Project management is hard because of uncertainty. Current solutions provide minimal support to address the difficulty of uncertainty. The problem of uncertainty is obvious, so I should expect current solutions to address it. If smart people have not addressed it, there must be some core conflict that keeps the problem from being addressed.

Searching For a Conflict

My tool for conflict is the Evaporating Cloud (also called a Conflict Resolution Diagram) from the TOC thinking processes.

Evaporating Cloud

The first step is to find two seemingly contradictory solutions that people suggest. Anytime someone suggests a necessary balance that no one can ever seem to find, there’s possibly a conflict.

Thinking about software development from the engineer side, a regular complaint is that requirements change throughout a project. Stated another way, there is uncertainty about the requirements. There are two extreme positions to take:

  1. Lock down requirements such that they can’t change
  2. Accept that requirements can change at any time

Those meet the definition of a conflict in that you can’t do both at the same time. For the sake of my goal, the following should be true about these positions:

  • Clearly visible in software development
  • People oscillate between the two, trying to find the balance

These two positions are so ingrained in software development that they have easily recognizable names: Waterfall and Agile.

Pick your favorite Agile vs Waterfall meme

People oscillate between the two.

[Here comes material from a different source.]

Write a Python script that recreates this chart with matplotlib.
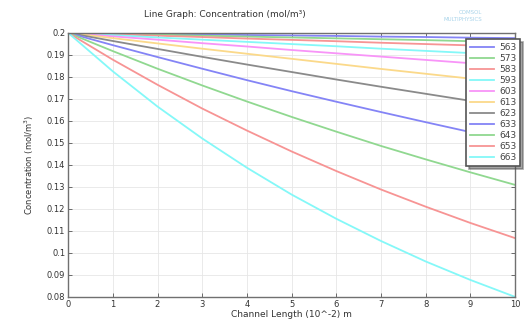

Each position is caricatured by the opposite side. There are lots of no true scotsman articles about Agile, arguments about Waterfall being misrepresented, and critiques that Agile does no planning while Waterfall does too much planning.

Filling in my Evaporating Cloud, I can see a conflict around how we should handle uncertainty. We can’t remove uncertainty while also ignoring uncertainty. (I’m using the word “ignore” to capture the idea of not worrying about future changes. It’s more pejorative than I’d like if I was primarily trying to communicate with someone else, but it works for me.)

Evaporating Cloud for My Problem Space

The premise behind the Evaporating Cloud is that there are no conflicts in reality. Apparent conflicts exist because we have at least one invalid assumption in our solution. With my cloud, I can start searching for the invalid assumption.

My starting questions:

  • Are the only options for uncertainty to remove it or ignore it?
  • Is removing uncertainty the only way to be predictable?
  • Is ignoring uncertainty the only way to be flexible?

Thoughts:

  • We ignore lots of uncertainty all the time because it isn’t relevant.
  • Unknown unknowns represent different uncertainty than known unknowns.

Hypothesis for invalid assumption:

We assume uncertainty is binary. We know nothing, or we know everything.

Is That Reasonable?

I can think of a few examples that encourage this line of thinking:

  • Jira ticket assignment – it’s either assigned to someone, or anyone can be assigned to it. There’s no way to say, “Someone from this subgroup will work it.”
  • Jira delivery date – either pick a date or it can be literally any date. There’s no way to say, “Around Feb 8th.”
  • Waterfall – require all specs before moving forward. No way to scope certain specs within a range that will be finalized later.
  • Agile – only immediate specs before moving forward. No way to make decisions about the future unless everything can be decided now.

To reiterate, it may be possible to do those things in Jira, but they are not obvious and not first class concepts. Waterfall and Agile are presented as the extreme, but people do struggle to figure out the balance between the two.

Uncertainty is regularly only visible as negative space: I’m uncertain about something, and the only way you know that is that I didn’t add any certainty.

To summarize, uncertainty is what we don’t know. We treat uncertainty as binary, as if it’s something to squash (Waterfall) or put off (Agile). The incorrect assumption that uncertainty is binary is the assumption I should address when designing a solution.